--- GIVEN RECORDS ---
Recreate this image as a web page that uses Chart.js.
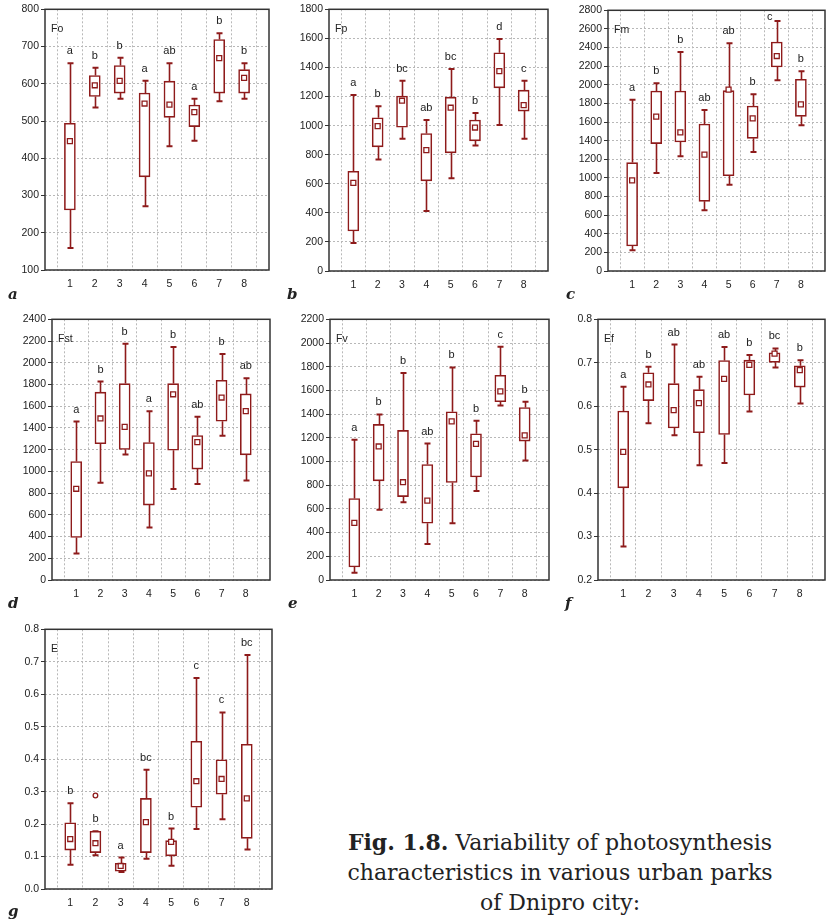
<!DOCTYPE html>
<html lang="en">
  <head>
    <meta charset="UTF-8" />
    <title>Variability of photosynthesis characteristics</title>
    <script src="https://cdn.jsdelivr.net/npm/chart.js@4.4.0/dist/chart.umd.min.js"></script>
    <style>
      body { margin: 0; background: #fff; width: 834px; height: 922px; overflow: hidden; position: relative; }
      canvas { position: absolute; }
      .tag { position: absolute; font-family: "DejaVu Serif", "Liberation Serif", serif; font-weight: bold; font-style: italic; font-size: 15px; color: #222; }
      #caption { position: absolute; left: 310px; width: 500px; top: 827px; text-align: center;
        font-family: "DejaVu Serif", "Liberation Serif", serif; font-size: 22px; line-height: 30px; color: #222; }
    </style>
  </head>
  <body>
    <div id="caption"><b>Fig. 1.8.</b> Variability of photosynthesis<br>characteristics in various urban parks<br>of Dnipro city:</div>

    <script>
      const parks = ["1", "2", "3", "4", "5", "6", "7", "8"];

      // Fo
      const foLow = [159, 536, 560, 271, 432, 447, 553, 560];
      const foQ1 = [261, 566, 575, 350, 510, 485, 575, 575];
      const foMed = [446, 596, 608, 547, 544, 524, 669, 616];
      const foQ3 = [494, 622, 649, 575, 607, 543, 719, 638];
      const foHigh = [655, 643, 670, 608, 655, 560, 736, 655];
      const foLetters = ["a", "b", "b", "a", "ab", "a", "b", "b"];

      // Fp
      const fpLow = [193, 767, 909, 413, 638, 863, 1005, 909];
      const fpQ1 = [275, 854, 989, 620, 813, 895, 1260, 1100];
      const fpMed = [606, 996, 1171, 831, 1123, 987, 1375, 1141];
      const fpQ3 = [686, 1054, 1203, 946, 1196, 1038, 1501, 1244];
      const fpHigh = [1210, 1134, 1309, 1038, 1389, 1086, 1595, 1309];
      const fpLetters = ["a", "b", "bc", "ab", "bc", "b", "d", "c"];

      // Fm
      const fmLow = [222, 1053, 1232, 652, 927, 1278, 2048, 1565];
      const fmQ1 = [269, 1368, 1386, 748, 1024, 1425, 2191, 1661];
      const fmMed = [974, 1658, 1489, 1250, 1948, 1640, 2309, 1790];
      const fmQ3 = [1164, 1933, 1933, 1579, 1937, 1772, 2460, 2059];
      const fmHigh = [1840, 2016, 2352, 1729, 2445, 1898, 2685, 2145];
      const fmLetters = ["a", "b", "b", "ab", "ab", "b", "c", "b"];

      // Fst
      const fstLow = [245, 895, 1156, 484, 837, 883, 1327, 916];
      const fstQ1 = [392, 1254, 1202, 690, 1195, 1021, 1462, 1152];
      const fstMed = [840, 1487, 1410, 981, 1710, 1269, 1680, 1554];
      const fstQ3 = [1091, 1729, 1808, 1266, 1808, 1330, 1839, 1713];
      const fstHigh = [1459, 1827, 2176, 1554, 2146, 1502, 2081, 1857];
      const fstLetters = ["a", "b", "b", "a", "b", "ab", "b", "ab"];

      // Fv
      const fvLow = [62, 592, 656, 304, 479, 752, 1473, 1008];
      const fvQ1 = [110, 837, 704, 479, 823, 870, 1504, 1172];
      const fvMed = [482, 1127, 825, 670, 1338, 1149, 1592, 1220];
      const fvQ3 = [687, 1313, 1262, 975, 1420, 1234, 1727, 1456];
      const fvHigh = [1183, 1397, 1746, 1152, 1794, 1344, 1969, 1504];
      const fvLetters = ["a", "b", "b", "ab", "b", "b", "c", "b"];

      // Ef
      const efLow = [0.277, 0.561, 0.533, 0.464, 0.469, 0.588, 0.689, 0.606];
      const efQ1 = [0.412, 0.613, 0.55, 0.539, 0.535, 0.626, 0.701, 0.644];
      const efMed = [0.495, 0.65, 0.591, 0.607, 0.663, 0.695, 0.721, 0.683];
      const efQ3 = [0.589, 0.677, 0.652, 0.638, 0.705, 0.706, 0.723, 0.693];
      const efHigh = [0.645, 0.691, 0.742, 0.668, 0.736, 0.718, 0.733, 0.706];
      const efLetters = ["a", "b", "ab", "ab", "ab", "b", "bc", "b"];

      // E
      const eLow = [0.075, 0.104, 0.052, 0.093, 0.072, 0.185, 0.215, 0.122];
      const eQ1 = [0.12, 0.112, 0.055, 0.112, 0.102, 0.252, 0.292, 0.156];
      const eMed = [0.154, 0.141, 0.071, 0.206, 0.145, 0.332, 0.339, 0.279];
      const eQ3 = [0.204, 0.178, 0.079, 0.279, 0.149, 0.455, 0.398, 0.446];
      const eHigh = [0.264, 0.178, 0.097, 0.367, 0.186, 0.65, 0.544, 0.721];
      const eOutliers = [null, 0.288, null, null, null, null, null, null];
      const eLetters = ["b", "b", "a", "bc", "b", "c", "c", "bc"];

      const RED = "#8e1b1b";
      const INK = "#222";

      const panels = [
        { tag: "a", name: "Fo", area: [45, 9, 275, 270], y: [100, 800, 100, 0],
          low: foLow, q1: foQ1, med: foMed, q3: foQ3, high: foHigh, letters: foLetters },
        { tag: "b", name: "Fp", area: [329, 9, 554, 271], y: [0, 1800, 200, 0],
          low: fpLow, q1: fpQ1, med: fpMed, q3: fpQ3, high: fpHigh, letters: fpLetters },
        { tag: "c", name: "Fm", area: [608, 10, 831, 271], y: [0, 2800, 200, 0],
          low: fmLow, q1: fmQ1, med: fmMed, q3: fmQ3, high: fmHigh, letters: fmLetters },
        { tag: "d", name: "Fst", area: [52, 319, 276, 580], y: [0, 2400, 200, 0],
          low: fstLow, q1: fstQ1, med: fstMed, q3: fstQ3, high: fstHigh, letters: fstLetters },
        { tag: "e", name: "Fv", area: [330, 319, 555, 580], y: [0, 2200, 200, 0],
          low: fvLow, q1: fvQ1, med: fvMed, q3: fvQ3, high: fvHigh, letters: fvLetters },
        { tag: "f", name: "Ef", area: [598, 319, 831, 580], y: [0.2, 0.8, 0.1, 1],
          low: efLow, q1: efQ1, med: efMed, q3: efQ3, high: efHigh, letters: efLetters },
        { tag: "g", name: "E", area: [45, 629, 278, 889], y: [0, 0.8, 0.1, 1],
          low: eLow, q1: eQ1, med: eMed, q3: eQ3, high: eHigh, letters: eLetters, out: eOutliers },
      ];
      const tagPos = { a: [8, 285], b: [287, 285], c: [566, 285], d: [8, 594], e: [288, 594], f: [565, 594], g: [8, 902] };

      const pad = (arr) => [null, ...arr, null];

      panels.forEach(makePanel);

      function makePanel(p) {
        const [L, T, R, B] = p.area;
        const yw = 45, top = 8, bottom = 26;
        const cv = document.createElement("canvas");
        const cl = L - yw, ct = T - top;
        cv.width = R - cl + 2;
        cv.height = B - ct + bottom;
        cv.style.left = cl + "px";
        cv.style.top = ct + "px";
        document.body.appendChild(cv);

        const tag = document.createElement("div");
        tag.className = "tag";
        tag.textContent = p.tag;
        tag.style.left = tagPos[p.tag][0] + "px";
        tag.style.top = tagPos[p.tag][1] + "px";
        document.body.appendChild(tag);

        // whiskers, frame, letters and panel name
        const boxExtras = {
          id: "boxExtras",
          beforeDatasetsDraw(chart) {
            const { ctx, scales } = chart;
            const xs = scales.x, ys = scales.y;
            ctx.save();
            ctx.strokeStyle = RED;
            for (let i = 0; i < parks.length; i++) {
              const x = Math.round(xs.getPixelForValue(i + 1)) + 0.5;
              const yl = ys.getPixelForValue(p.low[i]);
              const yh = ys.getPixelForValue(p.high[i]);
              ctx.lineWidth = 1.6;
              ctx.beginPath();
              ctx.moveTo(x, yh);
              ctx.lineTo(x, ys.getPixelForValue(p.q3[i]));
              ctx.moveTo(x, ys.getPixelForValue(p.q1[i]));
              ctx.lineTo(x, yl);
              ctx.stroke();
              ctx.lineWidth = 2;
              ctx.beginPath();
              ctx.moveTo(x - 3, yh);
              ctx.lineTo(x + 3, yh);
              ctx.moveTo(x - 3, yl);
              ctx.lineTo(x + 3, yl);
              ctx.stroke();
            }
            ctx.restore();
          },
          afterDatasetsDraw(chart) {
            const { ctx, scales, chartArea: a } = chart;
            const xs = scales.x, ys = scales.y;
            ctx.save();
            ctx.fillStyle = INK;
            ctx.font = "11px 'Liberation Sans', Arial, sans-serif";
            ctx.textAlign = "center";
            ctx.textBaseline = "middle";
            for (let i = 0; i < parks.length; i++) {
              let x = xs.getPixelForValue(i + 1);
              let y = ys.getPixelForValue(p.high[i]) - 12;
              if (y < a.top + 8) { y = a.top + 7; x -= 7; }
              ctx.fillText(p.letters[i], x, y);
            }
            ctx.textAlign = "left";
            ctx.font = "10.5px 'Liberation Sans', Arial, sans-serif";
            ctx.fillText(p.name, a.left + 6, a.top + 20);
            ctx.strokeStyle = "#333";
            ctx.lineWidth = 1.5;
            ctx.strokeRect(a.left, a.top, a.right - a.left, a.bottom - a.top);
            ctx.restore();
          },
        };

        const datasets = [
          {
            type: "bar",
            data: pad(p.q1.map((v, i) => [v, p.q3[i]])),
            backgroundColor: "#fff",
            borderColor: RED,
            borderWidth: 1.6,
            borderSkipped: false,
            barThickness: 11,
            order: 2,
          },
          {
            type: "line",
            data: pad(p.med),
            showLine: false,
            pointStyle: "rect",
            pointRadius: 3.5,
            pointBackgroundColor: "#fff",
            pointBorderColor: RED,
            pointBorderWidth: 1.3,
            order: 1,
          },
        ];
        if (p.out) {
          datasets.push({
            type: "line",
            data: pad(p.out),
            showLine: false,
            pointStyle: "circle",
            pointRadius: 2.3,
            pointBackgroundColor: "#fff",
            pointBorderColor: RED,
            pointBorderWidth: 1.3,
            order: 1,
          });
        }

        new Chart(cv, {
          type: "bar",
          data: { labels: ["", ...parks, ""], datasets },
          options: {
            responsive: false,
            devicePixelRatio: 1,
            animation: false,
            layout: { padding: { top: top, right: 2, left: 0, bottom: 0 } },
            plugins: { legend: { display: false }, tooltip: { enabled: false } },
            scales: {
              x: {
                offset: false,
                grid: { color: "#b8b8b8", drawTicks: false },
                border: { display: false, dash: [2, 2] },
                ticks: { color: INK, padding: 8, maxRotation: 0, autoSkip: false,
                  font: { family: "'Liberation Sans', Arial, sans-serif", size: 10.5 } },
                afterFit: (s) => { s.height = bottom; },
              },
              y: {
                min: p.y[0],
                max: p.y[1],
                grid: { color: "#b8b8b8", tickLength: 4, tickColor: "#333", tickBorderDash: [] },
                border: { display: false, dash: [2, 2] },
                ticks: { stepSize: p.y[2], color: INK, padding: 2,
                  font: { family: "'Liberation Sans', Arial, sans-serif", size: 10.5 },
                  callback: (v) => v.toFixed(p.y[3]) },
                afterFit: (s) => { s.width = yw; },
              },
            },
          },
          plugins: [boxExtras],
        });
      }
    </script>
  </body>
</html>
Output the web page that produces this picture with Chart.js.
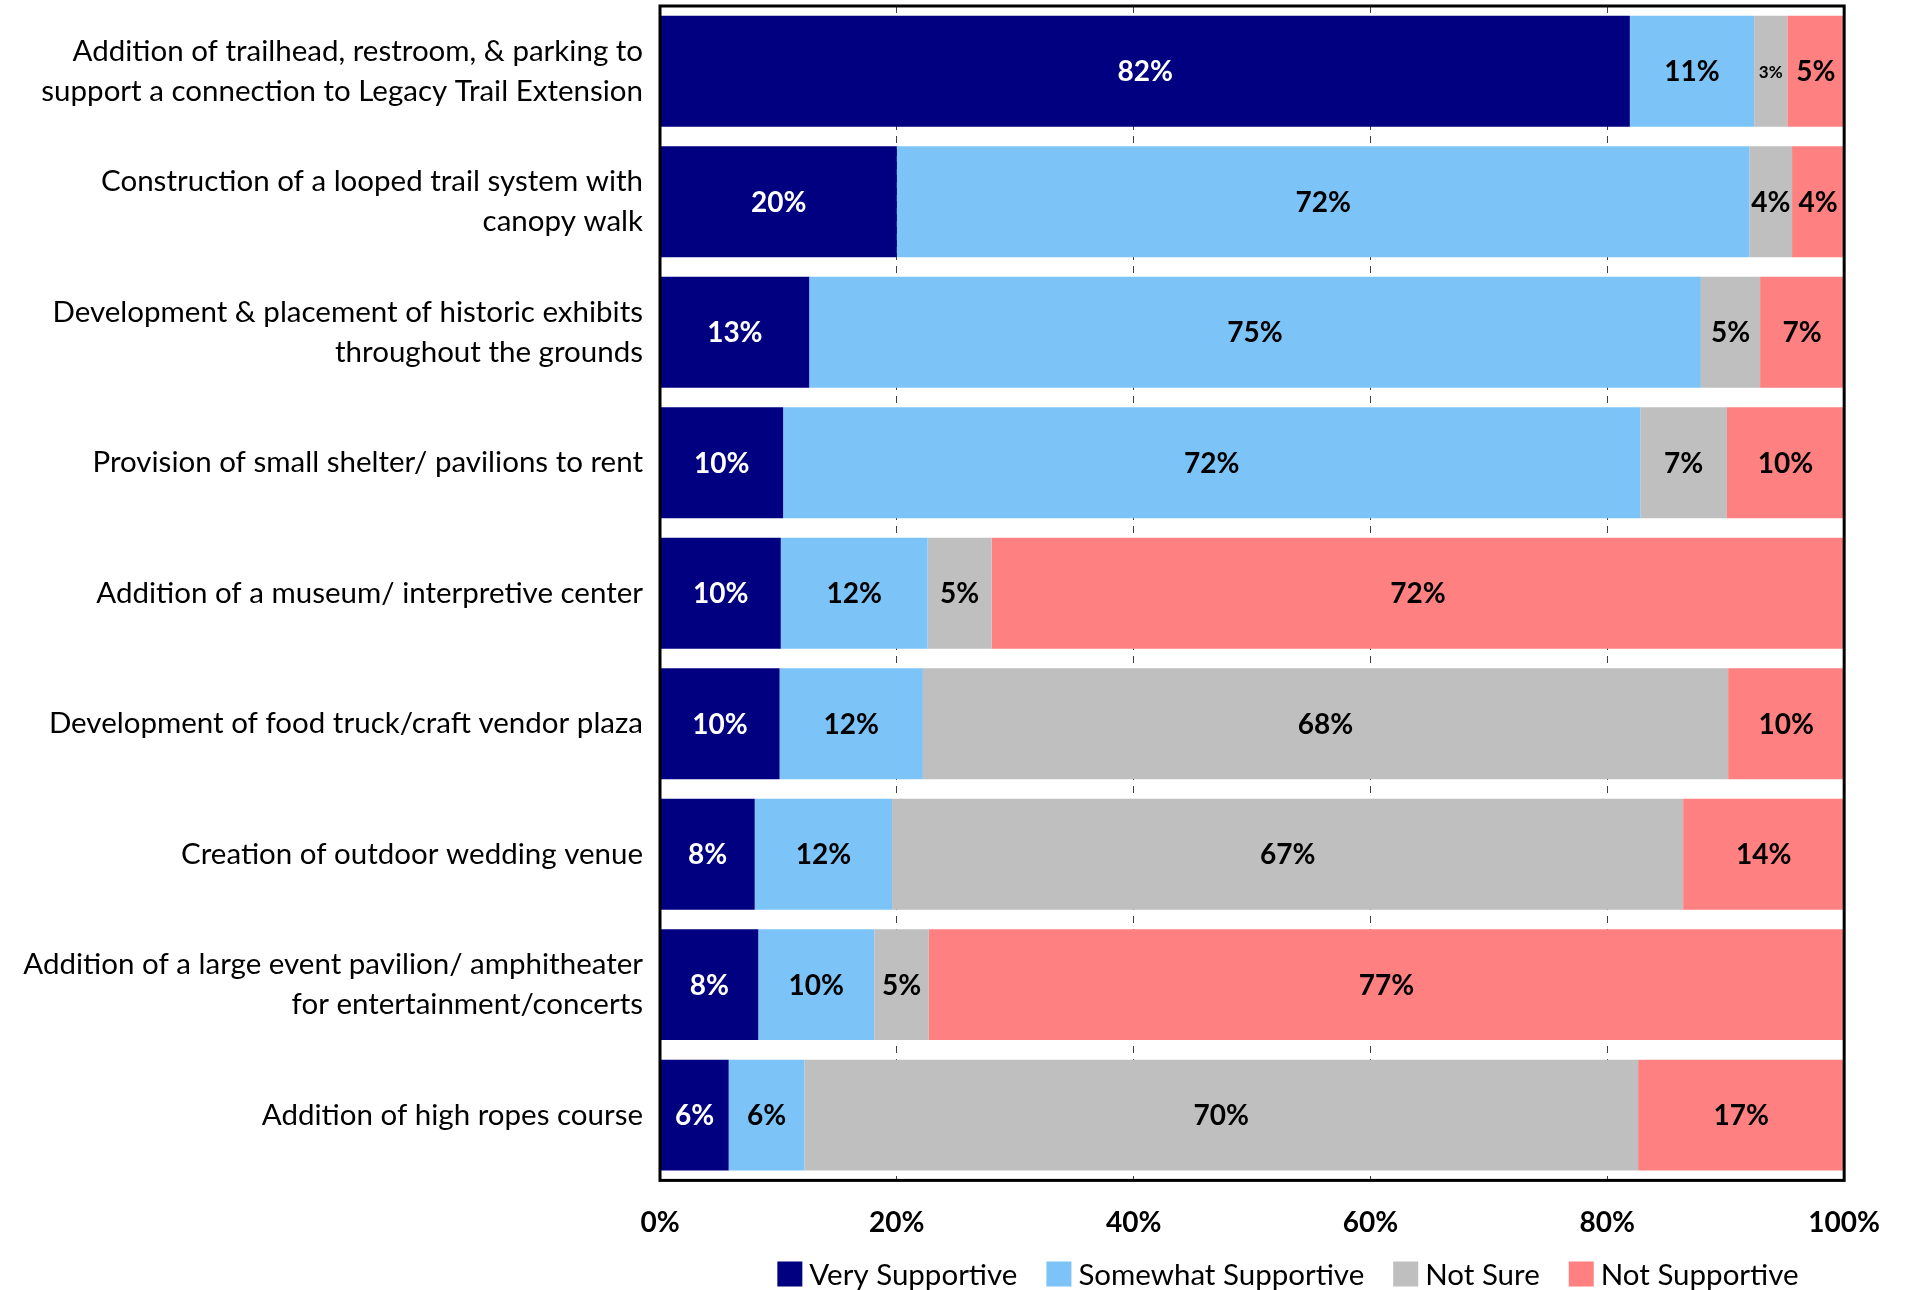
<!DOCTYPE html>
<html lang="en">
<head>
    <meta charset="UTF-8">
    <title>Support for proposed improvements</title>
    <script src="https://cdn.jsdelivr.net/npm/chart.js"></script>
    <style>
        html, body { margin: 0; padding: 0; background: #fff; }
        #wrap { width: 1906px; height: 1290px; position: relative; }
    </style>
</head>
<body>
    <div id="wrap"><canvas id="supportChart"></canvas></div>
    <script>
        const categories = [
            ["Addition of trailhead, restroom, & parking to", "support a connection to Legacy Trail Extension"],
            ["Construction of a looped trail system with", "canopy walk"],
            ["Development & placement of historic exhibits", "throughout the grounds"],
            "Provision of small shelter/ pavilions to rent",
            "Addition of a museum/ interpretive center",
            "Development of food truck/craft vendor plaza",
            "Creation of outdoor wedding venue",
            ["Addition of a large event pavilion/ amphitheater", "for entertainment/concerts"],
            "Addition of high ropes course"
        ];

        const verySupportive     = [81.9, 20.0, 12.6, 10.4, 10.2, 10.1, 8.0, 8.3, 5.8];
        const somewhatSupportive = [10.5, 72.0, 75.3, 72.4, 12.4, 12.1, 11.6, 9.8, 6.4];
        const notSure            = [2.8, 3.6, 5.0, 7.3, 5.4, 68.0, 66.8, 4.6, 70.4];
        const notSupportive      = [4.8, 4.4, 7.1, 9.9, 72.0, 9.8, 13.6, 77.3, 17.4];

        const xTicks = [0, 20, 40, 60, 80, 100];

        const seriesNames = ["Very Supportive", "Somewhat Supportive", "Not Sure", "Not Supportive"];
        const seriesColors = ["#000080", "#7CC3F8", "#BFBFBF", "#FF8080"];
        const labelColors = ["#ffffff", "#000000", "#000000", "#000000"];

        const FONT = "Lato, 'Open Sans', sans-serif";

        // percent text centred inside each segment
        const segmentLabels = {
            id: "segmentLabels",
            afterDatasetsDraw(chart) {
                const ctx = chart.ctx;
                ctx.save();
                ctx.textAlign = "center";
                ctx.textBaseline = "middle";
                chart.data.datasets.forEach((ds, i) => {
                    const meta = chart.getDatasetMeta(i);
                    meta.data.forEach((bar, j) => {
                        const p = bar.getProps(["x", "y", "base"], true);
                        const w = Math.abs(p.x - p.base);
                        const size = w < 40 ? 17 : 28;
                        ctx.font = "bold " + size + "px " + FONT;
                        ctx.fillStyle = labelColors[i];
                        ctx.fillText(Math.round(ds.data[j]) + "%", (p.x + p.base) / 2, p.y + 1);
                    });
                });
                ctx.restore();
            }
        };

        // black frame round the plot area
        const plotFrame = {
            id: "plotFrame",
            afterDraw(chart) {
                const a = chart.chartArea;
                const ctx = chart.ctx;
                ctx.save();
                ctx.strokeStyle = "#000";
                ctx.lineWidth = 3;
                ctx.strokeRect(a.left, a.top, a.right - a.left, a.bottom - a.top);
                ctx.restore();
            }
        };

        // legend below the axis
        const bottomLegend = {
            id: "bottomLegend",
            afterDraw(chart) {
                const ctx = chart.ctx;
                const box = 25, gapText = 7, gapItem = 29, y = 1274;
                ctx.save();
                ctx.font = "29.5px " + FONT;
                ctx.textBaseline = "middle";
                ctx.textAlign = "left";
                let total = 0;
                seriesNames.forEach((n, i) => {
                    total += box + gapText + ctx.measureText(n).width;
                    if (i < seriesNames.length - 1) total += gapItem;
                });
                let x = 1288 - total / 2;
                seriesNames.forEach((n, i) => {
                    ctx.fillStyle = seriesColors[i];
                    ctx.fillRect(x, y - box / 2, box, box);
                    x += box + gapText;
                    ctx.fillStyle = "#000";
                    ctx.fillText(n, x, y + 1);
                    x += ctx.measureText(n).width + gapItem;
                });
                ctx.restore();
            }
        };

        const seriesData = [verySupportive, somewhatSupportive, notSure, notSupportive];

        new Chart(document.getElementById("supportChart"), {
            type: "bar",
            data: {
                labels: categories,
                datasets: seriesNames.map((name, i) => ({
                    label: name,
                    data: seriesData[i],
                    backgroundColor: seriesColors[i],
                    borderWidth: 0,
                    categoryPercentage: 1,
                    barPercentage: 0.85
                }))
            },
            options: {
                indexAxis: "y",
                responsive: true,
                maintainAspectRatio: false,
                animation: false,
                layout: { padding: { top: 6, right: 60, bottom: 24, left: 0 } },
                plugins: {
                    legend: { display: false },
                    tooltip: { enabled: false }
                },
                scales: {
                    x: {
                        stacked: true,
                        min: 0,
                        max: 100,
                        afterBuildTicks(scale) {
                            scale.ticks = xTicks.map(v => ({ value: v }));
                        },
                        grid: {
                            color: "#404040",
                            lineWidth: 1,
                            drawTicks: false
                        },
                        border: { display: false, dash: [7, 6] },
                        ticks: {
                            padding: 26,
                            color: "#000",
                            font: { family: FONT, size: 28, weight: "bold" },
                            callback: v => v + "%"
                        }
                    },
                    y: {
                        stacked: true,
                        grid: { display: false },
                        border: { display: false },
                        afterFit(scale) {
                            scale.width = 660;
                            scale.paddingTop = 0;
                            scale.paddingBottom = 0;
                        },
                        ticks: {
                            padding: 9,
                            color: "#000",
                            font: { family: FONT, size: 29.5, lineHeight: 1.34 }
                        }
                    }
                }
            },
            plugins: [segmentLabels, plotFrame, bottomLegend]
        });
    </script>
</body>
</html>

--- AIM ---
Collect every line with the string "page" from the records, and copy each.

--- FINAL RESULT ---
Recreate this image as a web page that uses Chart.js.
Output the web page that produces this picture with Chart.js.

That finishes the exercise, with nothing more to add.